Your question seems to be about solving complicated problems (i.e. many-body problems) using quantum computers, with the emphasis on the quantum bit being helpful for that problem. However, I'm not sure why you think that personally. I don't see how quantum computers relate to solving hard problems, and you failed to provide that explanation.
My intuitive reasoning behind that, using quantum computers we can essentially simulate a quantum many-body system, making the theoretical calculation in essence to an experiment.

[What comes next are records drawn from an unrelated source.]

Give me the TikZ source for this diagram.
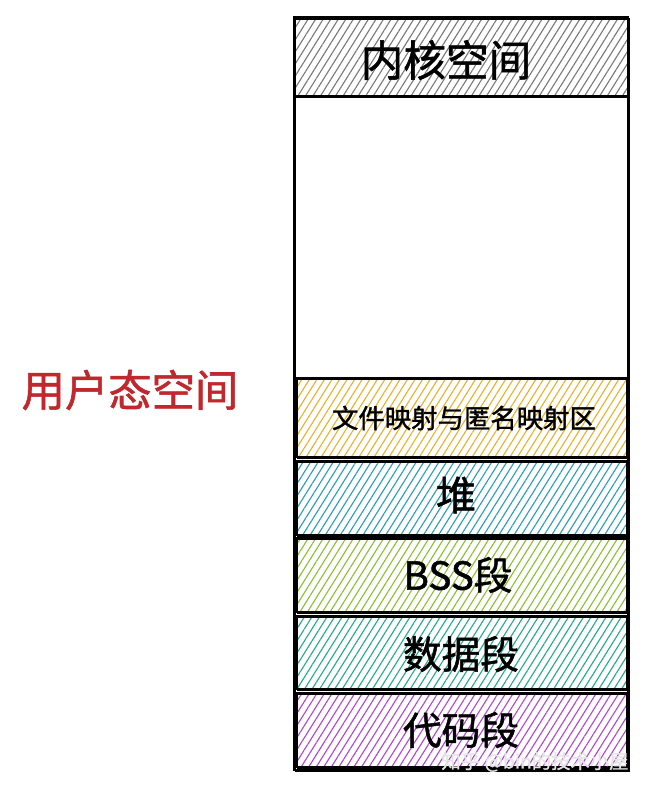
\documentclass[tikz,border=0pt]{standalone}
\usepackage{fontspec}
\setmainfont{Noto Sans CJK SC}[FakeBold=1.3]
\usetikzlibrary{patterns.meta}
\definecolor{kcol}{HTML}{7A7A7A}
\definecolor{fcol}{HTML}{E9B22E}
\definecolor{hcol}{HTML}{2E9DB8}
\definecolor{bcol}{HTML}{8CBF34}
\definecolor{dcol}{HTML}{26A98E}
\definecolor{ccol}{HTML}{B048D0}
\definecolor{lred}{HTML}{C0282D}
\begin{document}
\begin{tikzpicture}[x=0.75pt,y=0.75pt,
  segbox/.style 2 args={draw=black, line width=1.5pt, inner sep=0pt,
    minimum width=#1*0.75pt, minimum height=#2*0.75pt},
  sketch/.style={postaction={draw=black, line width=0.7pt,
    transform canvas={xshift=1.1pt,yshift=-1.1pt}}},
  hatch/.style={pattern={Lines[angle=58,distance=4.8pt,line width=0.85pt]},
    pattern color=#1},
  bigtxt/.style={font=\fontsize{#1}{#1}\selectfont, text=black}
]
\useasboundingbox (0,0) rectangle (647,790);
% outer frame and free region
\node[segbox={334}{753}, sketch] (frame) at (461,396.5) {};
\node[segbox={334}{282}] (free) at (461,553) {};
% segments
\node[segbox={334}{78}, hatch=kcol, sketch] (kern) at (461,733) {};
\node[segbox={331}{79}, hatch=fcol, sketch] (fmap) at (461.5,372.5) {};
\node[segbox={331}{74}, hatch=hcol, sketch] (heap) at (461.5,292) {};
\node[segbox={331}{74}, hatch=bcol, sketch] (bss) at (461.5,215) {};
\node[segbox={331}{73}, hatch=dcol, sketch] (data) at (461.5,137.5) {};
\node[segbox={331}{74}, hatch=ccol, sketch] (code) at (461.5,60) {};
% labels
\node[bigtxt=32pt] (kt) at (446,730) {内核空间};
\node[bigtxt=19.8pt] (ft) at (464,372) {文件映射与匿名映射区};
\node[bigtxt=30pt] (ht) at (456,295) {堆};
\node[bigtxt=29pt] (bt) at (458,215) {BSS段};
\node[bigtxt=29pt] (dt) at (461,136) {数据段};
\node[bigtxt=29pt] (ct) at (461,60) {代码段};
\node[font=\fontsize{32.5pt}{32.5pt}\selectfont, text=lred] (user) at (130,400) {用户态空间};
\node[font=\fontsize{14.5pt}{14.5pt}\selectfont, text=white!80!gray] (wm) at (535,28) {知乎 @bin的技术小屋};
\end{tikzpicture}
\end{document}
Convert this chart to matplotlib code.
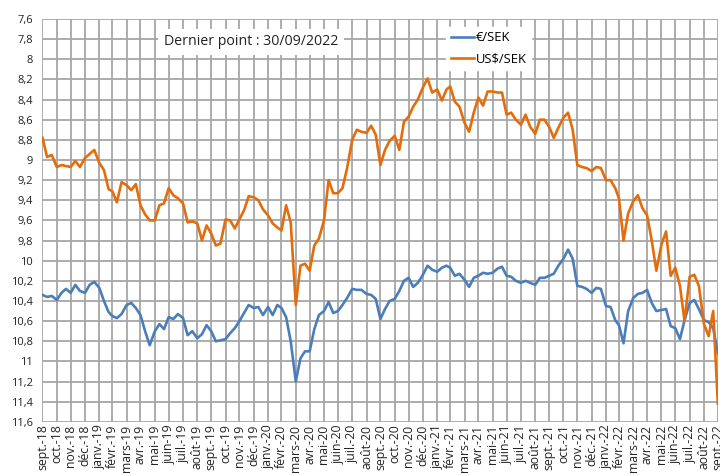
import numpy as np
import pandas as pd
import matplotlib
matplotlib.use("Agg")
import matplotlib.pyplot as plt

# French month abbreviations used on the date axis
mois = ['janv.', 'févr.', 'mars', 'avr.', 'mai', 'juin',
        'juil.', 'août', 'sept.', 'oct.', 'nov.', 'déc.']

# three readings per month (month end, +10 days, +20 days), Sep-18 .. Aug-22
usd_sek = [8.78, 8.97, 8.95, 9.07, 9.05, 9.06, 9.07, 9.01, 9.07, 8.98, 8.94, 8.90,
           9.03, 9.10, 9.29, 9.31, 9.42, 9.22, 9.25, 9.30, 9.24, 9.45, 9.54, 9.60,
           9.60, 9.45, 9.43, 9.28, 9.35, 9.38, 9.43, 9.62, 9.61, 9.63, 9.80, 9.65,
           9.73, 9.85, 9.83, 9.59, 9.60, 9.68, 9.59, 9.50, 9.36, 9.37, 9.40, 9.49,
           9.55, 9.63, 9.67, 9.70, 9.45, 9.62, 10.44, 10.05, 10.03, 10.10, 9.85, 9.78,
           9.60, 9.20, 9.33, 9.33, 9.28, 9.08, 8.80, 8.70, 8.72, 8.73, 8.66, 8.75,
           9.05, 8.90, 8.81, 8.76, 8.90, 8.62, 8.57, 8.47, 8.40, 8.28, 8.19, 8.33,
           8.30, 8.41, 8.30, 8.27, 8.42, 8.47, 8.63, 8.72, 8.53, 8.38, 8.46, 8.32,
           8.32, 8.33, 8.33, 8.55, 8.53, 8.60, 8.65, 8.55, 8.67, 8.74, 8.60, 8.60,
           8.67, 8.78, 8.68, 8.58, 8.53, 8.70, 9.05, 9.07, 9.08, 9.11, 9.07, 9.08,
           9.20, 9.20, 9.28, 9.38, 9.80, 9.53, 9.41, 9.35, 9.48, 9.55, 9.80, 10.10,
           9.84, 9.71, 10.15, 10.07, 10.25, 10.60, 10.16, 10.14, 10.25, 10.63, 10.75, 10.50,
           11.42]

eur_sek = [10.34, 10.36, 10.35, 10.39, 10.32, 10.28, 10.32, 10.24, 10.30, 10.32, 10.24, 10.21,
           10.27, 10.40, 10.51, 10.55, 10.57, 10.53, 10.44, 10.42, 10.47, 10.54, 10.70, 10.84,
           10.70, 10.63, 10.68, 10.56, 10.58, 10.53, 10.57, 10.74, 10.70, 10.77, 10.73, 10.64,
           10.70, 10.80, 10.79, 10.78, 10.72, 10.67, 10.60, 10.52, 10.44, 10.47, 10.46, 10.54,
           10.46, 10.54, 10.44, 10.47, 10.56, 10.80, 11.20, 10.97, 10.90, 10.90, 10.68, 10.54,
           10.50, 10.41, 10.52, 10.50, 10.44, 10.37, 10.28, 10.29, 10.29, 10.33, 10.34, 10.38,
           10.58, 10.48, 10.40, 10.38, 10.30, 10.20, 10.17, 10.26, 10.22, 10.14, 10.05, 10.09,
           10.11, 10.07, 10.05, 10.07, 10.15, 10.13, 10.19, 10.26, 10.17, 10.15, 10.12, 10.13,
           10.12, 10.08, 10.06, 10.15, 10.16, 10.20, 10.22, 10.20, 10.22, 10.24, 10.17, 10.17,
           10.15, 10.13, 10.05, 9.98, 9.89, 9.98, 10.25, 10.26, 10.28, 10.32, 10.27, 10.28,
           10.45, 10.46, 10.59, 10.64, 10.82, 10.50, 10.37, 10.33, 10.32, 10.29, 10.42, 10.50,
           10.49, 10.48, 10.65, 10.67, 10.78, 10.59, 10.42, 10.39, 10.48, 10.59, 10.61, 10.67,
           10.92]

y_ticks = np.arange(7.6, 11.61, 0.2)

ticks = pd.date_range('2018-09-30', '2022-09-30', freq='ME')
dates = [d + pd.Timedelta(days=k) for d in ticks[:-1] for k in (0, 10, 20)]
dates.append(ticks[-1])

plt.rcParams['font.family'] = ['Open Sans', 'DejaVu Sans']

fig = plt.figure(figsize=(7.2, 4.75), dpi=100)
ax = fig.add_axes([0.059, 0.112, 0.938, 0.848])

ax.plot(dates, eur_sek, color='#4a7ebb', lw=1.9, label='€/SEK', zorder=3)
ax.plot(dates, usd_sek, color='#e46c0a', lw=1.9, label='US$/SEK', zorder=3)

ax.set_xlim(ticks[0], ticks[-1])
ax.set_ylim(11.6, 7.6)

ax.set_yticks(y_ticks)
ax.set_yticklabels([('%g' % round(v, 1)).replace('.', ',') for v in y_ticks], fontsize=8)
ax.set_xticks(ticks)
ax.set_xticklabels(['%s-%02d' % (mois[d.month - 1], d.year % 100) for d in ticks],
                   rotation=90, fontsize=8.8, va='top')
ax.tick_params(axis='both', length=0, colors='#222222')
ax.tick_params(axis='y', pad=7)
ax.tick_params(axis='x', pad=2)

ax.grid(True, color='#a6a6a6', lw=1.3)
ax.set_axisbelow(True)
for s in ax.spines.values():
    s.set_visible(False)

ax.text(0.309, 0.943, 'Dernier point : 30/09/2022', transform=ax.transAxes,
        ha='center', va='center', fontsize=10.2, color='#222222', zorder=5,
        bbox=dict(boxstyle='square,pad=0.4', fc='white', ec='none'))

leg = ax.legend(loc='upper left', bbox_to_anchor=(0.588, 0.997), fontsize=9.4,
                frameon=True, fancybox=False, framealpha=1, edgecolor='white',
                handlelength=1.8, handletextpad=0.1, labelspacing=0.6,
                borderpad=0.35)
leg.set_zorder(5)

fig.savefig('out.png', dpi=100)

Why can't a Really Really Good Supercomputer™ that doesn't use QM do this? Quantum computers themselves aren't the genius solve-all that you seem to be treating them as. This question doesn't really rely on quantum computers to solve your problem, and it's not about quantum computers themselves, so IMO it's off-topic.
I would have voted to close as that in the beginning, if I actually understood your question. Since then, I can't retract my vote (and vote again) to change the aim of the vote, and I'm not planning on it.
P.S. if it took a meta post and a couple edits to get your question understood, and your question was closed "surprisingly quickly", you may want to revisit your question-writing practices.